Mothers create a safe environment where a child knows that the child will be well cared for when the child runs into problems, conflicts, or chaos. Mothers physically embrace and comfort children without hesitation when problems arise. Mothers speak soothingly and tenderly, allowing the child to right himself from whatever has upset him. This comfort and soothing are critical to allow a child to quickly find balance after something disrupt the calm surrounding the child. When my son was small, and even today as prepares to leave for college, when he is upset or frustrated, he is most likely to talk to my wife. My wife gives my son peace of mind.

Fathers create a risky environment where a child can explore the boundaries of the child’s body, its capabilities, and its limitations and of the world-at-large. Fathers are more likely to engage in rough and tumble play with the children. Children learn the limits of their bodies in such play. They learn that dad is heavier and harder to hurt. They learn there are consequences for inflicting pain on playmates. They learn difference between play and real fights. But most interestingly, children are so motivated by play that when dad tells them to do their homework before playing with dad, the children are more likely to do the dreary work first in order to be able to play with dad. This is one of the first and most effective means of teaching children the value of delayed gratification. When my son was younger, assuming dinner wasn’t ready, I would often toss my infant son up in the air and catch him, or tickle him. As he got older, I would change clothes then wrestle with him on the bed or do whatever game caught his attention at the time.

The father’s role in learning makes sense. Since we are creatures with bodies, our learning begins in the physical body’s interaction with the world. Our actions teach us more about the world than do our brains. We learn stoves are hot and dangerous through feeling heat (and hopefully avoiding contact). We learn how balls bounce through playing with balls, not reading books.
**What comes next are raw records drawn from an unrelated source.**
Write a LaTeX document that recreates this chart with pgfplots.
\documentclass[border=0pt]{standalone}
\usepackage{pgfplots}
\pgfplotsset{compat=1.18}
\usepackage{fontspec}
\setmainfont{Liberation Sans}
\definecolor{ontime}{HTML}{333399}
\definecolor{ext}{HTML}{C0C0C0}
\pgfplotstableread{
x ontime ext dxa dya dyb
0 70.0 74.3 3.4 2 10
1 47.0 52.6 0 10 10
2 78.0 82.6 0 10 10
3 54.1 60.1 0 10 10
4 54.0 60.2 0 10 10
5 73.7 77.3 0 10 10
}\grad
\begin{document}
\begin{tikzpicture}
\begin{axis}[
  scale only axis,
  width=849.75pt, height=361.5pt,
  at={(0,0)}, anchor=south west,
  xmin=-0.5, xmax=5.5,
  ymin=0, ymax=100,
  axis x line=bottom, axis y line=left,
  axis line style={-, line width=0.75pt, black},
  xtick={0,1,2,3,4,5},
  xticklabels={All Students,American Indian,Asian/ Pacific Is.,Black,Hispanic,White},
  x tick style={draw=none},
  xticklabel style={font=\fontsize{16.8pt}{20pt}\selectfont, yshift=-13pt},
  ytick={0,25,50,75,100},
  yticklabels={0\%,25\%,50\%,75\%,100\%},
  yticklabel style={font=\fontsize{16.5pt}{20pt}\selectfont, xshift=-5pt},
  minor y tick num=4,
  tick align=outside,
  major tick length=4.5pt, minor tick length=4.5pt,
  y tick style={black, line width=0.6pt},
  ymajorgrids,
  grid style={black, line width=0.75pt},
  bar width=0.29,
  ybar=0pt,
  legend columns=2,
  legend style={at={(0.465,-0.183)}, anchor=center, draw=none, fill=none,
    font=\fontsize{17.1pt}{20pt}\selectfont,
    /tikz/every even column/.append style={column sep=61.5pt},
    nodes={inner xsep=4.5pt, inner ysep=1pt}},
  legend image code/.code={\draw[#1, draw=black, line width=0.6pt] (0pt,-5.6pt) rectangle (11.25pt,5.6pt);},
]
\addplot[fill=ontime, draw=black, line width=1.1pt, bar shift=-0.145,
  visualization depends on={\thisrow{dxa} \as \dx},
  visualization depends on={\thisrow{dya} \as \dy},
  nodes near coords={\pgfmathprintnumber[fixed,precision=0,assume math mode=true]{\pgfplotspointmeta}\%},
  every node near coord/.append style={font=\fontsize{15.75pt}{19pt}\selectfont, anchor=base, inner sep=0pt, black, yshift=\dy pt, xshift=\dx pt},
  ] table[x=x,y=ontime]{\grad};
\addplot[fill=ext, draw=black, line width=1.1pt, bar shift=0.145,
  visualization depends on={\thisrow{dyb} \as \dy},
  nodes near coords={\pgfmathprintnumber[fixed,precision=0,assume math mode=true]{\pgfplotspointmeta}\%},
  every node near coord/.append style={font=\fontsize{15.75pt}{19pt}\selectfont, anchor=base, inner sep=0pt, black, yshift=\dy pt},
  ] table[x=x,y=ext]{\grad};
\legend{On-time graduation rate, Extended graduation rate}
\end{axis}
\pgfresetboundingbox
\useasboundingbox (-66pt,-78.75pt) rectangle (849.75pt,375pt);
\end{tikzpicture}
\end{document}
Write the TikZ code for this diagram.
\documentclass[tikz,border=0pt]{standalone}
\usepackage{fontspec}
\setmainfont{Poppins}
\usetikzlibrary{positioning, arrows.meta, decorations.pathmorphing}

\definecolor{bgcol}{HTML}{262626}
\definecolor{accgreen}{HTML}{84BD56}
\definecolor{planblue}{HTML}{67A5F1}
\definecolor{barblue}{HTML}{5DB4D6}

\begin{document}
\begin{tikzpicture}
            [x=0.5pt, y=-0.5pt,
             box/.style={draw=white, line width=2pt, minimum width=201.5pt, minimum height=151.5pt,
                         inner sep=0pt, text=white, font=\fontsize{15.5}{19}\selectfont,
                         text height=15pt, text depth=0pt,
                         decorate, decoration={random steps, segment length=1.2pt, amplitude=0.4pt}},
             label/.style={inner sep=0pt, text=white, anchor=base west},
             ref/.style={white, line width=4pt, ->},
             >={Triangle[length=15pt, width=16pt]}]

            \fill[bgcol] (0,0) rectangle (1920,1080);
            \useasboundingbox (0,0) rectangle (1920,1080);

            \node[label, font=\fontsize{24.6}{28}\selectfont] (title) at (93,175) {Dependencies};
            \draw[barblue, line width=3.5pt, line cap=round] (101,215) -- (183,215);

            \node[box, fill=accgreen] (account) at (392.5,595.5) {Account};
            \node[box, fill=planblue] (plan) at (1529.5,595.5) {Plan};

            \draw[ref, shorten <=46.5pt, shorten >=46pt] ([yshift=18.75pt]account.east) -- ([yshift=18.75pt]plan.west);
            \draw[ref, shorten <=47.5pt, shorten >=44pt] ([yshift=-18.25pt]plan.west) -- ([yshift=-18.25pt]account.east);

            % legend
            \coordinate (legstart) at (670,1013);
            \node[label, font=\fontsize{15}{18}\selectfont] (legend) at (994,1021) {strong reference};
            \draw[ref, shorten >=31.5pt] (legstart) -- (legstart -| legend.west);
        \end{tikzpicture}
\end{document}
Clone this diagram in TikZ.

We learn how to walk through trying, while scientists are just now figuring out how to have robots do the same thing. This is called “embodied learning.” Robot designers have struggled with how to teach robots how to perceive and adapt to the world. They have used enormous amounts of computer processing and had little success. When they changed their perspective and focused on how a robot with a body would interact with the world, they quickly made huge break throughs. We embody learning because our bodies are our point of contact with the external world.

We learn love from mother’s caresses and hugs. We learn to walk by climbing up tables and trying our first steps. We learn to read by touching the page with our fingers to track where the next letter will be. We learn to treat others well through rough and tumble play. We learn to clean dishes after a meal when there are no clean dishes at the next meal. We learn to plan ahead by physically suffering from bad choices previously made. There becomes a desire to avoid the suffering the next time.

This physicality of embodied learning is a natural strength for male leaders. It encourages trial and error. It encourages individuality. It allows maturity-appropriate suffering while always avoiding and teaching the risks of life- or health-threatening suffering. Embodied learning is a core component of scouting.

So as girls become more involved in scouting, we have to be able to assess where male and female leaders strengths best serve our Best Practices.

We need to consider our Youth Protection Training and natural inclinations arising from chivalric principles about how men should treat and interact with women and young girls. How do we offer girls the benefits of embodied learning and physicality generally without overstepping our bounds, especially for male leaders?

I would suggest we recognize that these girls are joining Cub Scouts and likely will join Scouts BSA to have the experience of risk-taking, embodied learning, and other characteristics of male play that the girls have found lacking in other extracurricular offerings. We need to offer these girls what they have come for.

That means that mothers and fathers who are more risk averse for their “fragile” daughters need to be coached about the value of embodied learning that challenges these girls’ self-imposed limits. We need these mothers and fathers to recognize these challenges will make the girls anti-fragile. As a result, these girls will be happier, more self-confident, and more resilient.

In other words, we need to grow comfortable with telling the daughters’ parents that we don’t intend to water down the BSA program for their daughters. It is the undiluted BSA program that works. In essessence, we need to be prepared to explain why scouting works for boys and girls.